CEO Jay Chandan basically told investors: "We want to buy more, but you guys aren't selling."

The Profitability Pivot

For the longest time, the bear case was simple: "They lose money."
That’s changing.
In Q3 2025, they posted a positive operating income of $0.4 million. Compare that to a $6 million loss the previous year. They are right on the edge of consistent profitability, and analysts are forecasting an EPS of around **$0.66** for the 2025 fiscal year.

The Risks You Can't Ignore

It wouldn't be fair to just talk about the upside. This is a small-cap stock with a $360 million market cap. It's volatile.

  • Customer Concentration: Big contracts like the $1.4 billion Freyr deal are great, but if one of those goes sideways, it’s a huge blow.
  • Geopolitics: Operating heavily in Taiwan and Southeast Asia means they are always in the shadow of regional tensions.
  • Execution Risk: Building data centers isn't easy. Any delays in the 2026 rollout will hit the stock price hard.

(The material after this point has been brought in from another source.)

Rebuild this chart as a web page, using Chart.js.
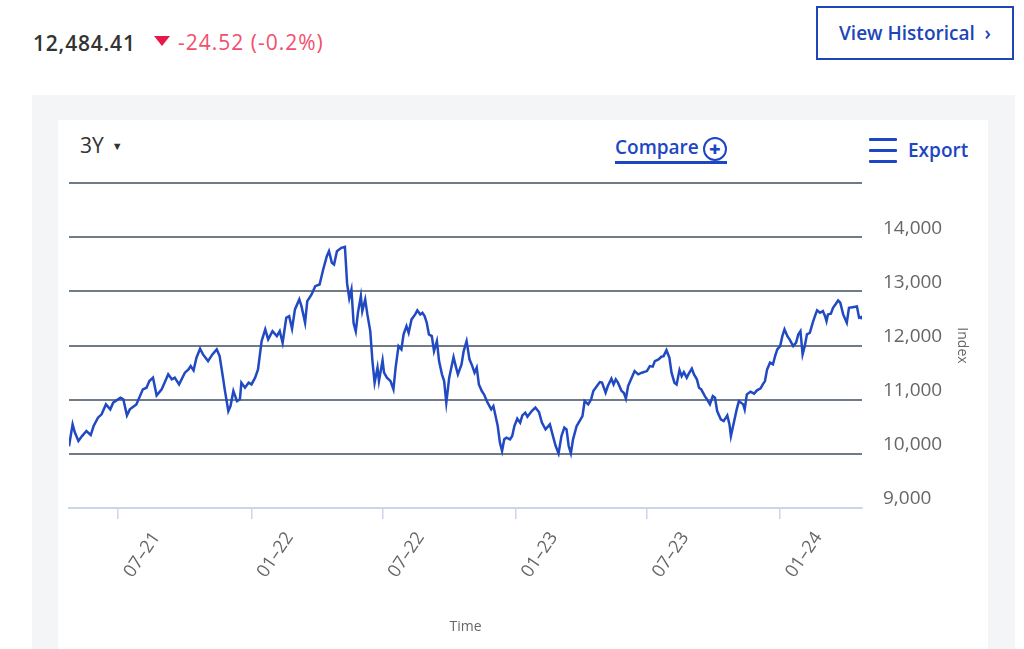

What’s Next for Investors?

If you're watching the ticker, mark January 28, 2026, on your calendar. That’s when Gorilla is hosting a live investor webinar to lay out the roadmap for the rest of the year.

The market is currently treating this like a speculative "maybe." But if they start hitting those $100 million revenue quarters in 2026, the current $12–$14 price range is going to look very different in the rearview mirror.

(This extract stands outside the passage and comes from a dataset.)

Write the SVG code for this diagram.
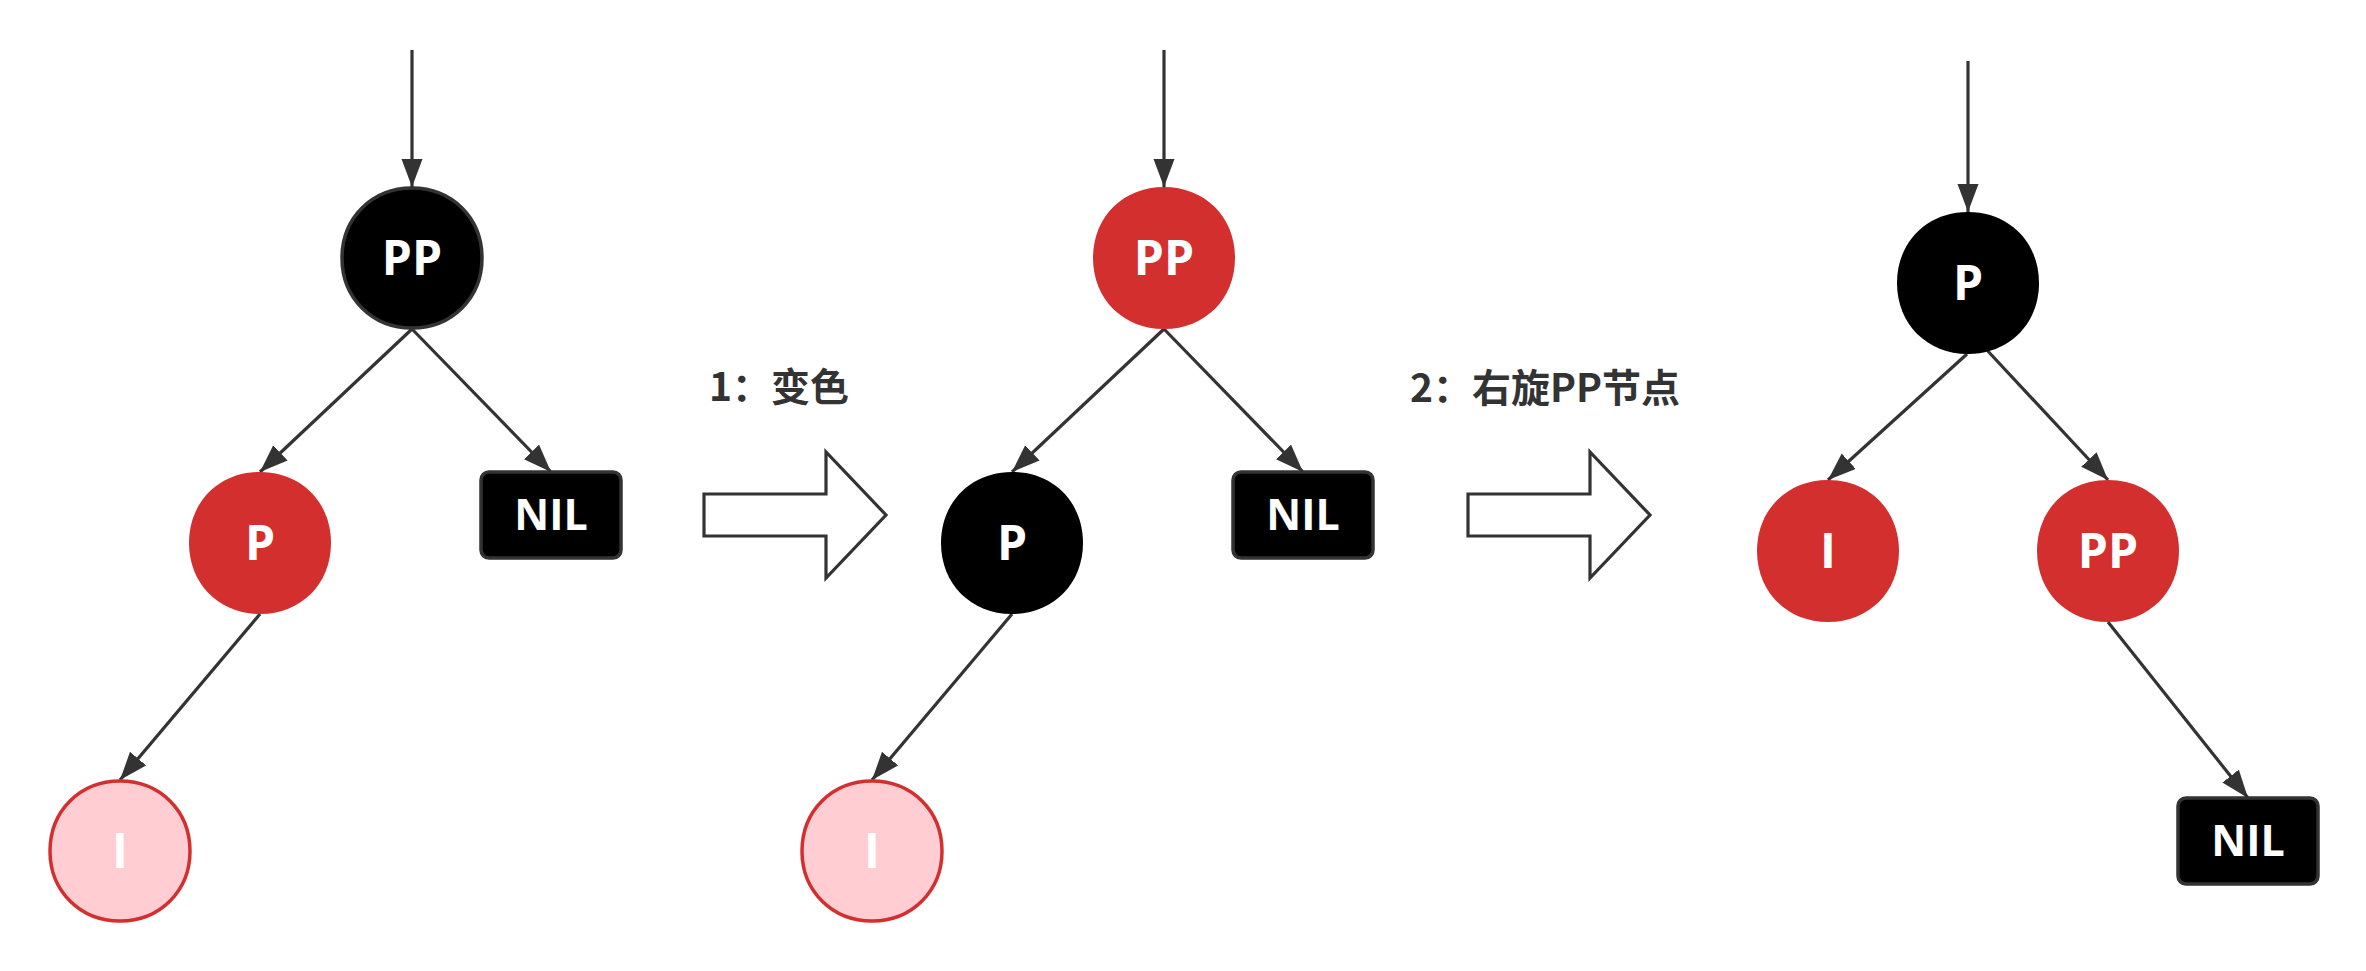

Actionable Insights for Your Watchlist:

  • Monitor the 2025 Full-Year Results: Expected in mid-March. This will be the "prove it" moment for their $100M+ revenue guidance.
  • Watch the $10.85 Support Level: This has been a hard floor for the stock. If it holds, the risk-reward ratio starts looking skewed to the upside.
  • Track AI Infrastructure Sentiment: As larger peers (like NVIDIA or Vertiv) move, Gorilla often follows as a "sympathy play," but with much higher beta.

Keep an eye on the volume. If you see it creeping up toward that 1 million daily average again, it might mean the "long-term holders" are finally being joined by some institutional buyers who’ve decided the valuation gap is too big to ignore.